### Your objective
A single run of lines is to be printed exactly: starting at the line with "Reproduce this chart with matplotlib." and ending at the line with "ax = fig.add_axes([102", both included. Leave the pictures out.

### Supplied material
⁂

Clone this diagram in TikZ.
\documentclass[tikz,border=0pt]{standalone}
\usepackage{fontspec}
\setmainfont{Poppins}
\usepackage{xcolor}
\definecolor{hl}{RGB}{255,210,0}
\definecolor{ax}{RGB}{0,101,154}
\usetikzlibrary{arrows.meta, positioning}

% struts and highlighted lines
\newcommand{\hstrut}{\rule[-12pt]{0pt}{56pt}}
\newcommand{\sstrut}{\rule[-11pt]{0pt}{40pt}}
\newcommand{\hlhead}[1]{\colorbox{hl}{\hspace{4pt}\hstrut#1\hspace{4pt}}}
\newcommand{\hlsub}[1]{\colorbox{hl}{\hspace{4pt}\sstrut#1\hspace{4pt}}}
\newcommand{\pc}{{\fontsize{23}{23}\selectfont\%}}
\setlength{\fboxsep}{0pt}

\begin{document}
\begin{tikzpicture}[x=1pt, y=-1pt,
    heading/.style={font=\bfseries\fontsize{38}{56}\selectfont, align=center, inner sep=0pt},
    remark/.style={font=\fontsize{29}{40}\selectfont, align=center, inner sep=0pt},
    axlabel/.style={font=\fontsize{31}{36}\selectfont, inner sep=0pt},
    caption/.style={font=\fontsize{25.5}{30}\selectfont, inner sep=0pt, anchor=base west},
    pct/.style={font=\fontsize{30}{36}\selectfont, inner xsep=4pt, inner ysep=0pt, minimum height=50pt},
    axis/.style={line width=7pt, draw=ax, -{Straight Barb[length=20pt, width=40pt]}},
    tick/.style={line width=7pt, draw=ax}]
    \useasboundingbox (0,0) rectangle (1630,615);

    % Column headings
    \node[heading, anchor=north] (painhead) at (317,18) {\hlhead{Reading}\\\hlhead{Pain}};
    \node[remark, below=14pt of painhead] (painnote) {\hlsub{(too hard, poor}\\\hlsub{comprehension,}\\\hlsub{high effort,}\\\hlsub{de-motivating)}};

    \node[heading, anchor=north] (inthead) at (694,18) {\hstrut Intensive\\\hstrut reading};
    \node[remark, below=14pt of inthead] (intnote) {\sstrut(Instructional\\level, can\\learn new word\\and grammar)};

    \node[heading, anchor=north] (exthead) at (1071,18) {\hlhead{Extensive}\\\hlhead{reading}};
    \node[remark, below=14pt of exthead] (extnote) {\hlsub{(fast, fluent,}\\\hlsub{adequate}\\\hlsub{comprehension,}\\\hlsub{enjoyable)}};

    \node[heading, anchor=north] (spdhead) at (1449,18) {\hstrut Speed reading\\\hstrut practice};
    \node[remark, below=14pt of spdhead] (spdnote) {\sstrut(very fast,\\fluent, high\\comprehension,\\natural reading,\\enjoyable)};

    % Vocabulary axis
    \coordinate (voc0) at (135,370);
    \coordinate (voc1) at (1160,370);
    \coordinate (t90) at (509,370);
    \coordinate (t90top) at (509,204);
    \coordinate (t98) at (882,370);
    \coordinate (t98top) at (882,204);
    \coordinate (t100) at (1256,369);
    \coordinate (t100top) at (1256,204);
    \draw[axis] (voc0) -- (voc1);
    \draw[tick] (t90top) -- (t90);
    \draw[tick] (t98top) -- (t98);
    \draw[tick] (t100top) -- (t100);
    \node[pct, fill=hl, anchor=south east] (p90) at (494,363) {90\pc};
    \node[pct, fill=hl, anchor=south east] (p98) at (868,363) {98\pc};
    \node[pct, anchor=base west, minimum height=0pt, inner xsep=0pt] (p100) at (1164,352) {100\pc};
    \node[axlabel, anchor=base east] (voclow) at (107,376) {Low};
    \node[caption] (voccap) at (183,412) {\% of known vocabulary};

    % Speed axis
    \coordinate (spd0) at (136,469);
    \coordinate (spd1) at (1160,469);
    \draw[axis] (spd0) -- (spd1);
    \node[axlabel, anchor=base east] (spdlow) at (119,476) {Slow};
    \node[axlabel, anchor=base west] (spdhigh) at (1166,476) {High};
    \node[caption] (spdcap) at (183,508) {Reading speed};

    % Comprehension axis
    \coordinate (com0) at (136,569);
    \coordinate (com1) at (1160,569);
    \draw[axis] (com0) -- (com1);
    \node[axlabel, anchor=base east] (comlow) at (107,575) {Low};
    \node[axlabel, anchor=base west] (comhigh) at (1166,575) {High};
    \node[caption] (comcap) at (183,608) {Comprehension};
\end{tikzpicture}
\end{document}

⁂

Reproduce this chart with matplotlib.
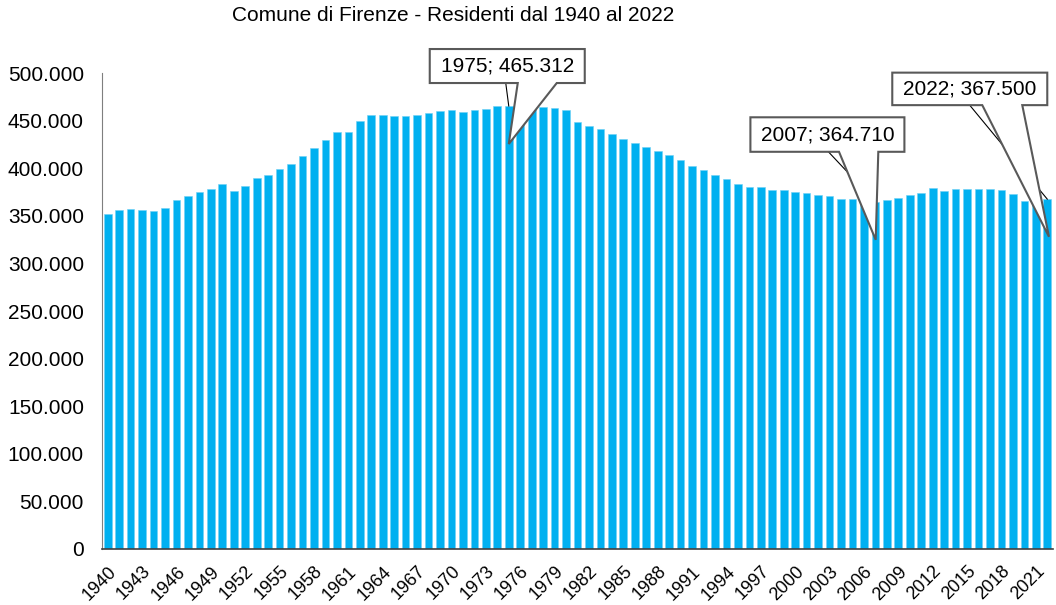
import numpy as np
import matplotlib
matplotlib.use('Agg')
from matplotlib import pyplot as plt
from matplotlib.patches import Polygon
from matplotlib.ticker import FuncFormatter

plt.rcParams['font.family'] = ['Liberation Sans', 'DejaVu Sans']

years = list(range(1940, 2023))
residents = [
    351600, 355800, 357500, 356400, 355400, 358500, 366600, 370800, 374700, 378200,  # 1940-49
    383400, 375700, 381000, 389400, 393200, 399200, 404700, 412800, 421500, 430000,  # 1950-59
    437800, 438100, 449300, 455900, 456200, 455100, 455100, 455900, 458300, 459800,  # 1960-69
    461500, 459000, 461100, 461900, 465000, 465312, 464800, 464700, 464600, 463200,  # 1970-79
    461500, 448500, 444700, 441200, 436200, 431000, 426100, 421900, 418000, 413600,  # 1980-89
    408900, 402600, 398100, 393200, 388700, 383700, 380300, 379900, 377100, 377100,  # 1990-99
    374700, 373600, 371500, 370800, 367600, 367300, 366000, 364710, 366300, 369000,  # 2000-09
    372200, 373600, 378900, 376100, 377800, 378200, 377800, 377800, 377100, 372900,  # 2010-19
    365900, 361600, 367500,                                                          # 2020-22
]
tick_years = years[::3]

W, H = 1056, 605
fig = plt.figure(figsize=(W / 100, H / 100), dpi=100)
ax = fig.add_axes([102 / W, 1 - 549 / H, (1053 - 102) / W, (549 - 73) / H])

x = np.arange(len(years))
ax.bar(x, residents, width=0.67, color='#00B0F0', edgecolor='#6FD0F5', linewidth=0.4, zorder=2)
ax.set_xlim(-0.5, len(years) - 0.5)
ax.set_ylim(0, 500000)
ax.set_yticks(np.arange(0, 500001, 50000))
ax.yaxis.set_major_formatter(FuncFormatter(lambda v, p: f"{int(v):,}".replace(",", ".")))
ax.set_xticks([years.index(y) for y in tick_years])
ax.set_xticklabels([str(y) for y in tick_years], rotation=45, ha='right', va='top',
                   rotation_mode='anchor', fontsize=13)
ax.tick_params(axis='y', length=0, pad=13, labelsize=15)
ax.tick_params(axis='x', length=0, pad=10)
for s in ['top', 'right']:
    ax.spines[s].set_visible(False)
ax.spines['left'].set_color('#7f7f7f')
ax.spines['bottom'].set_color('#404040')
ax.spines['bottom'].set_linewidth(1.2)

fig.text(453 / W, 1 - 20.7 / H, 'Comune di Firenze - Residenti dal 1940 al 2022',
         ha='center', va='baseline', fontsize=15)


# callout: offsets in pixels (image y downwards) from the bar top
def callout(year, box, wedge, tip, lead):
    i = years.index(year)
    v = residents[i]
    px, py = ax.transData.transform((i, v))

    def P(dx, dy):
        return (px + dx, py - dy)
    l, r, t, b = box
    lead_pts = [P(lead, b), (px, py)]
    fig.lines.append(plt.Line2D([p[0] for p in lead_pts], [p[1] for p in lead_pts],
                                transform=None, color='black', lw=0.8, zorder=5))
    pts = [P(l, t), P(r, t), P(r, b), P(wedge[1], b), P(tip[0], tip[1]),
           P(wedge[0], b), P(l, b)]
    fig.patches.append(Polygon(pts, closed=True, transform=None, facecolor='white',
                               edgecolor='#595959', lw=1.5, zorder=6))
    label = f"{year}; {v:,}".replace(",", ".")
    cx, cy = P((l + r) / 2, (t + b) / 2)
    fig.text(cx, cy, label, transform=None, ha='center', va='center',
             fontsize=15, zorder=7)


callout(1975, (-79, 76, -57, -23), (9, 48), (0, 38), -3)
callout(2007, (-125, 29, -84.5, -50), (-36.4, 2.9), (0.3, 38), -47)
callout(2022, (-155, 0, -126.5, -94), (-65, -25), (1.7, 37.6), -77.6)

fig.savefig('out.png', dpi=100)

⁂

### Finished task
Reproduce this chart with matplotlib.
import numpy as np
import matplotlib
matplotlib.use('Agg')
from matplotlib import pyplot as plt
from matplotlib.patches import Polygon
from matplotlib.ticker import FuncFormatter

plt.rcParams['font.family'] = ['Liberation Sans', 'DejaVu Sans']

years = list(range(1940, 2023))
residents = [
    351600, 355800, 357500, 356400, 355400, 358500, 366600, 370800, 374700, 378200,  # 1940-49
    383400, 375700, 381000, 389400, 393200, 399200, 404700, 412800, 421500, 430000,  # 1950-59
    437800, 438100, 449300, 455900, 456200, 455100, 455100, 455900, 458300, 459800,  # 1960-69
    461500, 459000, 461100, 461900, 465000, 465312, 464800, 464700, 464600, 463200,  # 1970-79
    461500, 448500, 444700, 441200, 436200, 431000, 426100, 421900, 418000, 413600,  # 1980-89
    408900, 402600, 398100, 393200, 388700, 383700, 380300, 379900, 377100, 377100,  # 1990-99
    374700, 373600, 371500, 370800, 367600, 367300, 366000, 364710, 366300, 369000,  # 2000-09
    372200, 373600, 378900, 376100, 377800, 378200, 377800, 377800, 377100, 372900,  # 2010-19
    365900, 361600, 367500,                                                          # 2020-22
]
tick_years = years[::3]

W, H = 1056, 605
fig = plt.figure(figsize=(W / 100, H / 100), dpi=100)
ax = fig.add_axes([102 / W, 1 - 549 / H, (1053 - 102) / W, (549 - 73) / H])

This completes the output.